Fabric Compatibility

DTF printing works exceptionally well on both light and dark fabrics, and is compatible with cotton, polyester, and blends. Screen printing is versatile but may not provide the same vibrancy on darker fabrics without a base layer of white ink. Both techniques offer fabric compatibility, but DTF printing provides more consistent results across different fabric types and colors.

Cost and Setup Considerations

When it comes to cost and setup considerations, DTF printing and screen printing have distinct differences that can significantly impact your business operations and budget. DTF printing is one of the most popular printing methods due to its quick production and fast setup time. Let’s explore the key factors:

Initial Setup Costs

DTF printing requires a lower initial investment, typically ranging from $2,000 to $5,000. The essential equipment includes a printer, a heat press machine, and specialized film.

Screen printing, on the other hand, demands a higher upfront cost, often between $8,000 and $15,000. This is due to the need for multiple screens, inks, and a larger press.

Material and Equipment Costs

DTF printing utilizes less ink per item, especially for designs with numerous colors, resulting in cost savings.

Screen printing requires more hands-on work, such as setting up and cleaning, which can increase the cost per print.

Production Speed and Flexibility

DTF printing is generally faster than screen printing, particularly for small orders or designs with intricate details.

Screen printing can be time-consuming, especially for multi-color designs, due to the need for separate screens and alignment.

Cost-Effectiveness for Small vs Bulk Orders

For smaller or medium-sized jobs, DTF printing often costs less per print due to its low setup fees and quick turnaround times.

Screen printing becomes more cost-effective for large-scale orders, as the initial setup costs are spread over a higher volume of items.
It’s crucial to consider your specific business needs, order volumes, and design complexity when evaluating the cost-effectiveness of DTF printing versus screen printing.
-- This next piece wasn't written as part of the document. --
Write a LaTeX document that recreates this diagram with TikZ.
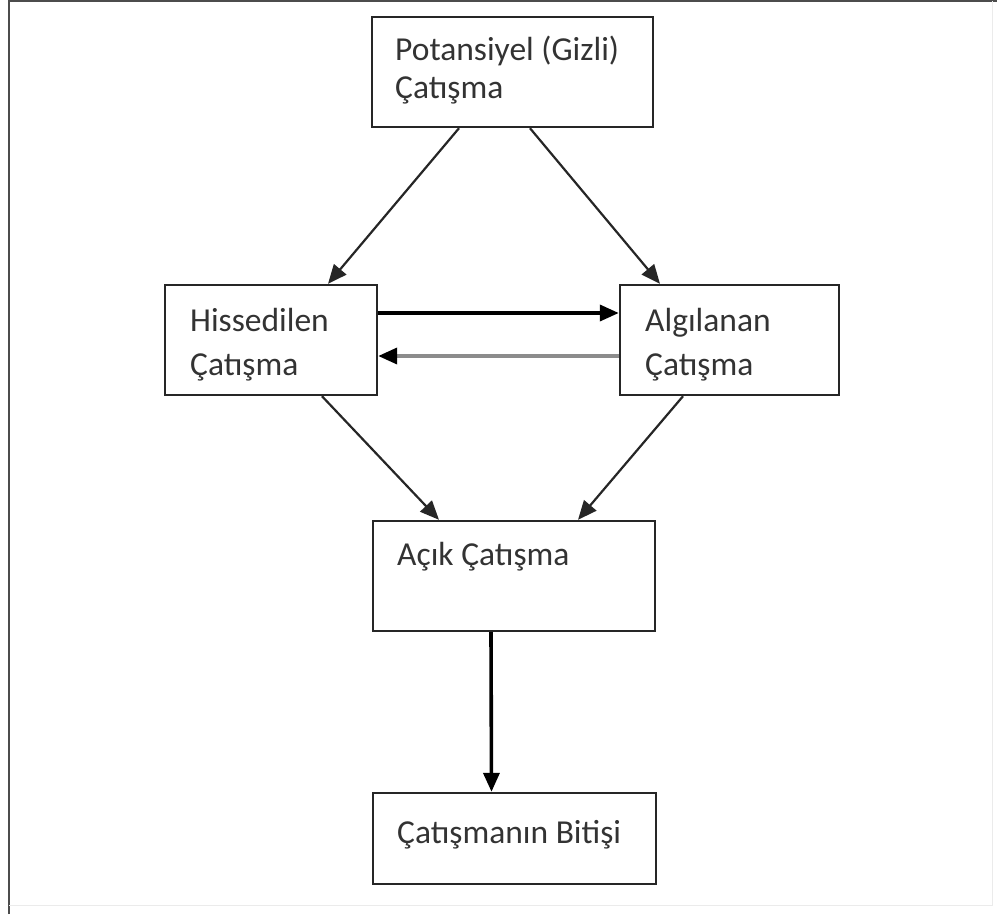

While DTF printing offers a lower barrier to entry and flexibility, screen printing can be more economical for large-scale production runs.


In the ever-evolving world of custom apparel printing, DTF and screen printing stand out as two prominent techniques, each offering unique strengths and considerations. DTF printing shines with its versatility, accommodating a wide range of materials and designs, from intricate details to vibrant colors. Its cost-effectiveness for smaller orders and faster production times make it an attractive choice for businesses seeking flexibility and efficiency.
On the other hand, screen printing remains a stalwart choice for large-scale production runs, where its durability, opaque colors, and bulk cost savings come into play. While it may require a higher initial investment and more time-consuming setup, its ability to produce long-lasting prints on a wide variety of surfaces makes it a reliable option for businesses prioritizing longevity and specific color matching.